Abstract

This study examines how abnormal total audit hours and rank-specific audit hours affect earnings quality, proxied by earnings persistence or discretionary accruals. The sample is collected from listed firms in Korea between 2014 and 2019. In particular, this study uses rank-specific audit hours which have been publicly disclosed under the External Audit Act Amendment in 2014 in order to estimate abnormal audit hours for five different ranks: audit quality reviewer, director, registered accountant, associate accountant, and expert in other areas such as tax, IT audit, and asset valuation. Our major findings are fourfold. Firstly, abnormal total audit hours as well as abnormal audit hours for audit quality reviewer, registered accountant and associate accountant are negatively associated with earnings persistence.
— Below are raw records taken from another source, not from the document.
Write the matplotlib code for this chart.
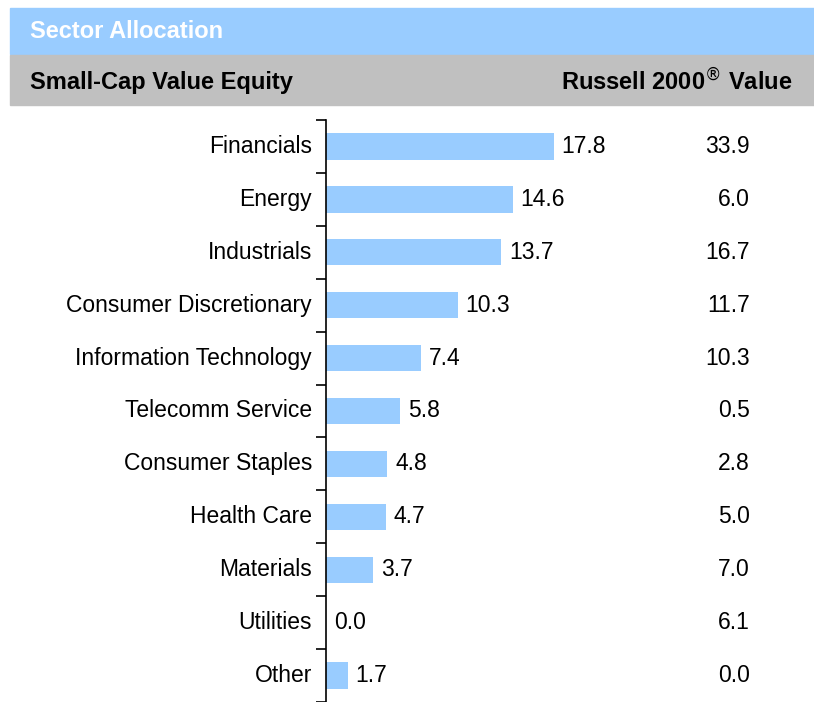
import matplotlib
matplotlib.use('Agg')
import matplotlib.pyplot as plt
from matplotlib.patches import Rectangle

plt.rcParams['font.family'] = ['Liberation Sans', 'DejaVu Sans']

sectors = ['Financials', 'Energy', 'Industrials', 'Consumer Discretionary',
           'Information Technology', 'Telecomm Service', 'Consumer Staples',
           'Health Care', 'Materials', 'Utilities', 'Other']
fund_values = [17.8, 14.6, 13.7, 10.3, 7.4, 5.8, 4.8, 4.7, 3.7, 0.0, 1.7]
bench_values = [33.9, 6.0, 16.7, 11.7, 10.3, 0.5, 2.8, 5.0, 7.0, 6.1, 0.0]

W, H = 814, 702
fig = plt.figure(figsize=(W / 100, H / 100), dpi=100)

# header bands
fig.patches.append(Rectangle((10 / W, 1 - 54 / H), 1 - 10 / W, 46 / H,
                             transform=fig.transFigure, color='#99CCFF', zorder=0))
fig.patches.append(Rectangle((10 / W, 1 - 105 / H), 1 - 10 / W, 50 / H,
                             transform=fig.transFigure, color='#C0C0C0', zorder=0))
hdr = 17
fig.text(30 / W, 1 - 31 / H, 'Sector Allocation', color='white', fontsize=hdr,
         fontweight='bold', va='center', ha='left')
fig.text(30 / W, 1 - 82 / H, 'Small-Cap Value Equity', color='black', fontsize=hdr,
         fontweight='bold', va='center', ha='left')
fig.text(792 / W, 1 - 82 / H, r'Russell 2000$^{\circledR}$ Value', color='black',
         fontsize=hdr, fontweight='bold', va='center', ha='right')

ax = fig.add_axes([326 / W, 0, 1 - 326 / W, 1 - 120 / H])
n = len(sectors)
pos = list(range(n))
ax.barh(pos, fund_values, height=0.5, color='#99CCFF')
ax.set_ylim(n - 0.5, -0.5)
ax.set_xlim(0, 488 / 12.8)

fs = 16.5
for i, (fv, bv) in enumerate(zip(fund_values, bench_values)):
    ax.text(fv + 0.6, i, f'{fv:.1f}', va='center', ha='left', fontsize=fs)
    ax.annotate(f'{bv:.1f}', xy=(750 / W, i), xycoords=('figure fraction', 'data'),
                va='center', ha='right', fontsize=fs)
    ax.text(-1.1, i, sectors[i], va='center', ha='right', fontsize=fs)

ax.set_yticks([p - 0.5 for p in pos] + [n - 0.5])
ax.set_yticklabels([])
ax.tick_params(axis='y', direction='out', length=7, width=1.2, color='black')
ax.set_xticks([])
for s in ['top', 'right', 'bottom']:
    ax.spines[s].set_visible(False)
ax.spines['left'].set_linewidth(1.2)

fig.savefig('out.png', dpi=100)
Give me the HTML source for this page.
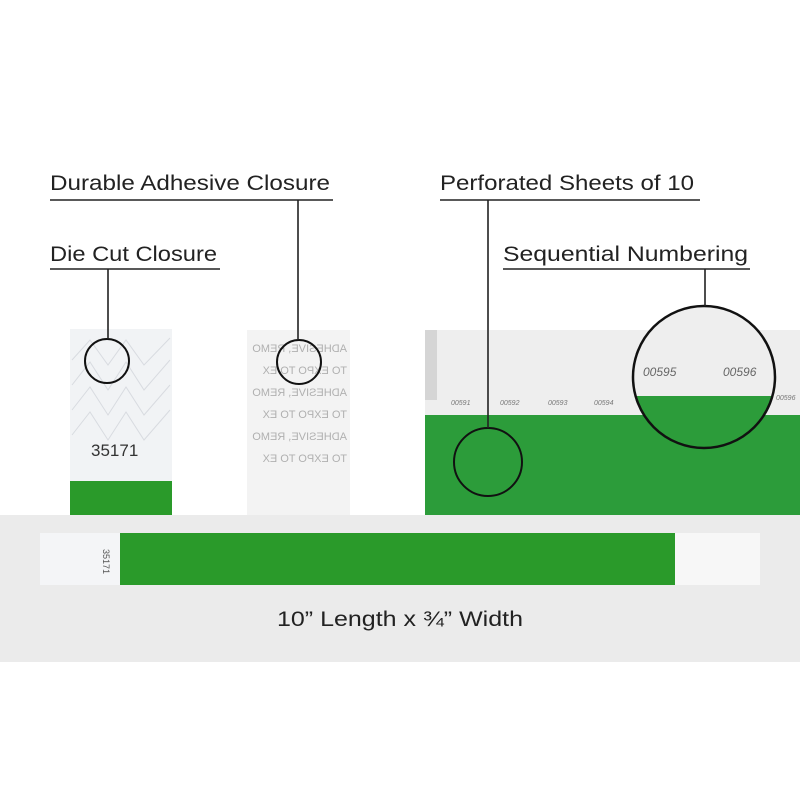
<!DOCTYPE html>
<html><head><meta charset="utf-8"><style>
html,body{margin:0;padding:0;background:#fff;}
svg{display:block}
</style></head><body>
<svg width="800" height="800" viewBox="0 0 800 800" xmlns="http://www.w3.org/2000/svg" font-family="Liberation Sans, sans-serif">
<rect width="800" height="800" fill="#fff"/>
<rect x="0" y="515" width="800" height="147" fill="#ebebeb"/>
<rect x="70" y="329" width="102" height="152" fill="#f1f3f5"/>
<g stroke="#d8dbe0" fill="none" stroke-width="1">
<path d="M72 360 L90 340 L108 365 L126 340 L144 365 L170 338"/>
<path d="M72 385 L90 362 L108 390 L126 362 L144 390 L170 360"/>
<path d="M72 410 L90 387 L108 415 L126 387 L144 415 L170 385"/>
<path d="M72 435 L90 412 L108 440 L126 412 L144 440 L170 410"/>
</g>
<text x="91" y="456" font-size="17" fill="#333">35171</text>
<rect x="70" y="481" width="102" height="34" fill="#2a9a2a"/>
<rect x="247" y="330" width="103" height="185" fill="#f3f3f3"/>
<g font-size="11" fill="#b0b0b0" transform="translate(597 0) scale(-1 1)">
<text x="250" y="352">ADHESIVE, REMO</text>
<text x="250" y="374">TO EXPO    TO EX</text>
<text x="250" y="396">ADHESIVE, REMO</text>
<text x="250" y="418">TO EXPO    TO EX</text>
<text x="250" y="440">ADHESIVE, REMO</text>
<text x="250" y="462">TO EXPO    TO EX</text>
</g>
<rect x="425" y="330" width="375" height="185" fill="#2c9c3a"/>
<rect x="425" y="330" width="375" height="85" fill="#eeeeee"/>
<rect x="425" y="330" width="12" height="70" fill="#d5d5d5"/>
<g font-size="7" fill="#777" font-style="italic">
<text x="451" y="405">00591</text><text x="500" y="405">00592</text><text x="548" y="405">00593</text><text x="594" y="405">00594</text><text x="776" y="400">00596</text>
</g>
<clipPath id="c"><circle cx="704" cy="377" r="71"/></clipPath>
<g clip-path="url(#c)">
<rect x="630" y="300" width="150" height="150" fill="#eeeeee"/>
<rect x="630" y="396" width="150" height="60" fill="#2c9c3a"/>
<text x="643" y="376" font-size="12" font-style="italic" fill="#666">00595</text>
<text x="723" y="376" font-size="12" font-style="italic" fill="#666">00596</text>
</g>
<circle cx="704" cy="377" r="71" fill="none" stroke="#111" stroke-width="2.5"/>
<circle cx="107" cy="361" r="22" fill="none" stroke="#111" stroke-width="2"/>
<circle cx="299" cy="362" r="22" fill="none" stroke="#111" stroke-width="2"/>
<circle cx="488" cy="462" r="34" fill="none" stroke="#111" stroke-width="2"/>
<g stroke="#222" stroke-width="1.6">
<line x1="50" y1="200" x2="333" y2="200"/>
<line x1="298" y1="200" x2="298" y2="340"/>
<line x1="50" y1="269" x2="220" y2="269"/>
<line x1="108" y1="269" x2="108" y2="339"/>
<line x1="440" y1="200" x2="700" y2="200"/>
<line x1="488" y1="200" x2="488" y2="428"/>
<line x1="503" y1="269" x2="750" y2="269"/>
<line x1="705" y1="269" x2="705" y2="306"/>
</g>
<g font-size="21" fill="#222">
<text x="50" y="190" textLength="280" lengthAdjust="spacingAndGlyphs">Durable Adhesive Closure</text>
<text x="50" y="261" textLength="167" lengthAdjust="spacingAndGlyphs">Die Cut Closure</text>
<text x="440" y="190" textLength="254" lengthAdjust="spacingAndGlyphs">Perforated Sheets of 10</text>
<text x="503" y="261" textLength="245" lengthAdjust="spacingAndGlyphs">Sequential Numbering</text>
</g>
<rect x="40" y="533" width="80" height="52" fill="#f4f5f7"/>
<text x="0" y="0" font-size="9" fill="#555" transform="translate(103 549) rotate(90)">35171</text>
<rect x="120" y="533" width="555" height="52" fill="#2a9a2a"/>
<rect x="675" y="533" width="85" height="52" fill="#f7f7f7"/>
<text x="400" y="626" font-size="21" fill="#222" text-anchor="middle" textLength="246" lengthAdjust="spacingAndGlyphs">10” Length x ¾” Width</text>
</svg>
</body></html>
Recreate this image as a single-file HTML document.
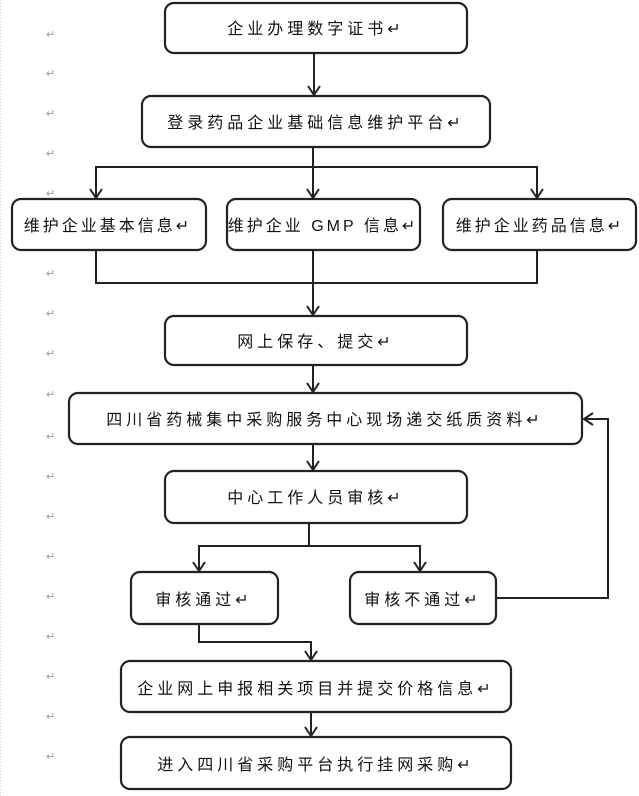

Secondly, we do not observe any significant relations between discretionary accruals and abnormal audit hours, total or rank-specific. Thirdly, the results stay qualitatively similar when discretionary accruals are replaced with loss avoidance (i.e., reporting small positive earnings), while absolute discretionary accruals appear to be positively related to abnormal audit hours by two positions (audit reviewer and director) as well as abnormal total audit hours. Lastly, results based on log of audit hours (total or rank-specific) are sensitive to the inclusion of firm size as a control variable in the regression model whereas those based on abnormal audit hours are relatively stable regardless of the presence of firm size in the control. Our results suggest that audit hours may act as an indicator of audit risk rather than audit quality.